Ulama akhirat adalah ulama yang tidak memakan dunia dengan agamanya dan tidak menukar akhiratnya dengan dunianya, karena mereka mengetahui mulianya akhirat dan hinanya dunia. Dan barang siapa tidak mengetahui berlawanannya dunia dengan akhirat serta kemadharatannya, ia bukan termasuk ulama.
Setelah pada kajian yang lalu menjelaskan bahaya-bahaya yang dihadapi para ahli ilmu (lihat.. Bahaya-bahaya Ilmu), pada bahasan kali ini pengarang menerangkan masalah yang tak kalah penting, yakni tanda-tanda ulama akhirat. Penjelasan ini dapat menjadi patokan bagi mereka yang menggeluti ilmu, baik ketika belajar dan terlebih lagi setelah mengajar.
Pengarang mengatakan:
Ulama akhirat adalah ulama yang tidak memakan dunia dengan agamanya dan tidak menukar akhiratnya dengan dunianya, karena mereka mengetahui mulianya akhirat dan hinanya dunia. Dan barang siapa tidak mengetahui berlawanannya dunia dengan akhirat serta kemadharatannya, ia bukan termasuk ulama.
Penjelasan Pengasuh
Sesungguhnya serendah-rendahnya derajat orang alim adalah ia mengetahui kehinaan dunia, kerendahan, kekeruhan, dan terputusnya dunia, kebesaran akhirat, kekalnya, kejernihan nikmatnya, dan kemuliaan kerajaannya. Dan ia mengetahui bahwa keduanya (dunia dan akhirat) itu berlawanan dan keduanya seperti dua orang madu; jika engkau ridhakan salah seorang dari keduanya, engkau memurkakan yang lainnya. Dan keduanya seperti dua piringan timbangan; jika engkau unggulkan salah satu dari keduanya, berarti engkau ringankan yang lain. Dan keduanya itu seperti timur dan barat; jika engkau mendekati salah satu dari keduanya, engkau menjauh dari yang lain.

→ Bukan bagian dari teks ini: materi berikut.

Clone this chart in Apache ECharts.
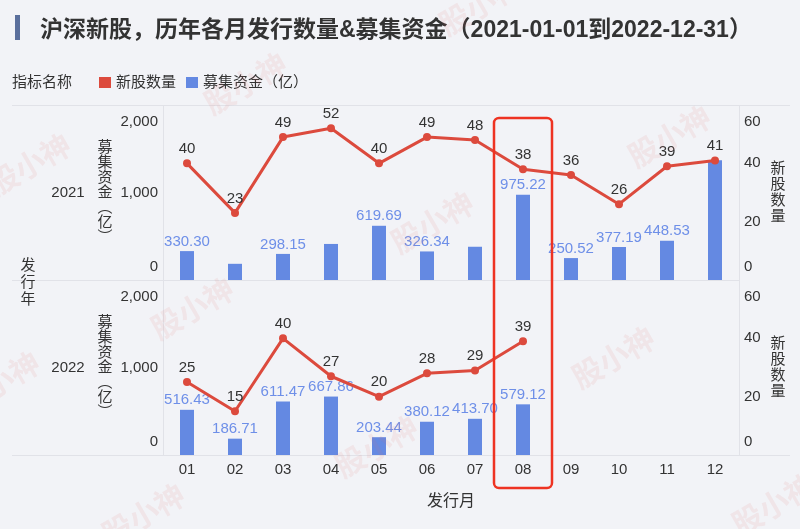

Dan keduanya itu seperti dua buah kendi, yang salah satu dari keduanya penuh sedangkan yang lain kosong. Jika kamu tumpahkan darinya kepada yang lain hingga penuh, yang lain menjadi kosong.
Sesungguhnya orang yang tidak mengetahui kehinaan dunia, kekeruhannya, dan bercampurnya kelezatan dunia dengan kesakitannya, kemudian terputusnya dunia, ia tidak jernih darinya. Maka ia orang yang rusak akalnya, karena kesaksian dan pengalaman menunjukkan yang demikian itu. Bagaimana termasuk ulama, orang yang tidak mempunyai akal?
Kemudian pengarang mengatakan:
Dan barang siapa mengingkari hal tersebut, berarti ia mengingkari apa yang telah ditunjukkan oleh Al-Qur’an, hadits-hadits, dan kandungan kitab-kitab suci lain yang diturunkan serta ucapan para nabi.
Pengarang kemudian menegaskan:
Dan barang siapa mengetahui hal itu kemudian ia tidak mengamalkannya, ia adalah tawanan setan, karena sesungguhnya ia telah dirusak oleh nafsu syahwatnya dan dikalahkan oleh nasibnya yang celaka. Dan barang siapa mengikutinya, pastilah ia binasa. Dan mana mungkin orang yang derajatnya seperti ini dimasukkan ke dalam golongan ulama.
Selanjutnya pengarang mengatakan:
Allah SWT berfirman ketika Daud bermunajat kepada-Nya, “Tahukah kamu, apa yang akan Aku perbuat terhadap orang alim apabila ia lebih mementingkan syahwatnya daripada cintanya kepada-Ku, yaitu Aku tidak memberikan kepadanya kenikmatan bermunajat kepada-Ku. Hai Daud, janganlah kamu bertanya kepada-Ku tentang orang alim yang telah dimabuk oleh keduniawiannya sehingga ia menghalangimu dari jalan mencintai-Ku. Mereka adalah pembegal (di) jalan hamba-hamba-Ku. Hai Daud, jika engkau melihat seseorang yang menuntut ilmu, jadilah engkau sebagai pelayannya. Hai Daud, barang siapa kembali ke jalan-Ku dengan berlari, niscaya Aku tuliskan baginya pahala orang syahid. Dan barang siapa Aku catatkan pahala syahid baginya, berarti Aku tidak akan mengadzabnya dengan neraka selama-lamanya.”